GOLDBERG: Yeah, I think for me, I came to this show falling so in love with the personal stories, with the intimate stories. And my discovery was to really understand the importance of space travel and the dream of it, the hope of it like, “Oh, if we can do this, like who knows what else we can get, we can cure cancer.” Before the research and before talking to astronauts, I was more obsessed with the natural world around me, of trees and mountains. And suddenly I understood these limits need to be pushed for us to go to the next places of achievement. So that was a real revelation, working on this show.
So, when it came to the final words discussed in the season finale, was it very easy to figure out what they should be? Or was that something you struggled with?
HINDERAKER: This is the best question we’re ever going to be asked.

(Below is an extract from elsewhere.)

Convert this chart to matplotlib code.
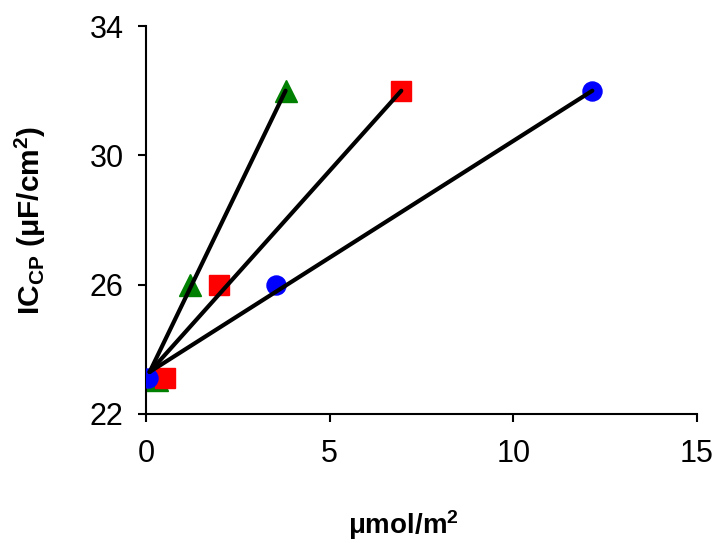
import numpy as np
import matplotlib
matplotlib.use("Agg")
import matplotlib.pyplot as plt

plt.rcParams['font.family'] = ['Liberation Sans', 'DejaVu Sans']
plt.rcParams['mathtext.fontset'] = 'custom'
plt.rcParams['mathtext.rm'] = 'Liberation Sans:bold'
plt.rcParams['mathtext.bf'] = 'Liberation Sans:bold'
plt.rcParams['mathtext.default'] = 'rm'

# measured points (x in umol/m2, y in uF/cm2)
tri_x = [0.3, 1.2, 3.8]
tri_y = [23.05, 26.0, 32.0]
sq_x = [0.52, 2.0, 6.95]
sq_y = [23.1, 26.0, 32.0]
circ_x = [0.05, 3.55, 12.15]
circ_y = [23.12, 26.0, 32.0]

# straight lines from a common start to the last point of each set
line_start = (0.1, 23.3)
line_end_x = [3.8, 6.95, 12.15]
line_end_y = [32.0, 32.0, 32.0]

x_ticks = [0, 5, 10, 15]
y_ticks = [22, 26, 30, 34]

fig = plt.figure(figsize=(7.18, 5.43), dpi=100)
ax = fig.add_axes([0.2033, 0.2376, 0.7675, 0.7144])

ax.plot(tri_x, tri_y, '^', color='#008000', ms=15.5, mec='#008000', zorder=2)
ax.plot(sq_x, sq_y, 's', color='#ff0000', ms=14.4, mec='#ff0000', zorder=3)
ax.plot(circ_x, circ_y, 'o', color='#0000ff', ms=13.7, mec='#0000ff', zorder=4)

for xe, ye in zip(line_end_x, line_end_y):
    ax.plot([line_start[0], xe], [line_start[1], ye], color='black', lw=3,
            solid_capstyle='round', zorder=5)

ax.set_xlim(0, 15)
ax.set_ylim(22, 34)
ax.set_xticks(x_ticks)
ax.set_yticks(y_ticks)
ax.spines['top'].set_visible(False)
ax.spines['right'].set_visible(False)
for s in ('left', 'bottom'):
    ax.spines[s].set_linewidth(1.5)
ax.tick_params(direction='out', length=6, width=1.5, labelsize=22)
ax.tick_params(axis='x', pad=12)
ax.tick_params(axis='y', pad=10)

ax.set_xlabel('μmol/m$^2$', fontsize=20, fontweight='bold', labelpad=28)
ax.xaxis.label.set_x(0.468)
ax.set_ylabel('IC$_{CP}$ (μF/cm$^2$)', fontsize=21.5, fontweight='bold', labelpad=30)

fig.savefig('out.png', dpi=100)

GOLDBERG: I’m so happy you’re asking this because this was a moment in the writer’s room and something had started to happen to Andrew and I during the writing. It’s not even like we hang out, we just work together, but we had this idea that they’d send their last phrase and we looked at each other and we just said it at exactly the same time.
Oh, that’s eerie.
GOLDBERG: Isn’t that the case?
HINDERAKER: Yeah, totally true. And then the other writers kind of like slinked out of the room.
GOLDBERG: Yeah. They were like “this is too weird, you guys are too alike.” But we just both knew exactly at that moment. It was very strange.
HINDERAKER: Yeah, it was fun. We looked at each other and we both said “It was worth it.” At the same time.
Away Season 1 is streaming now on Netflix.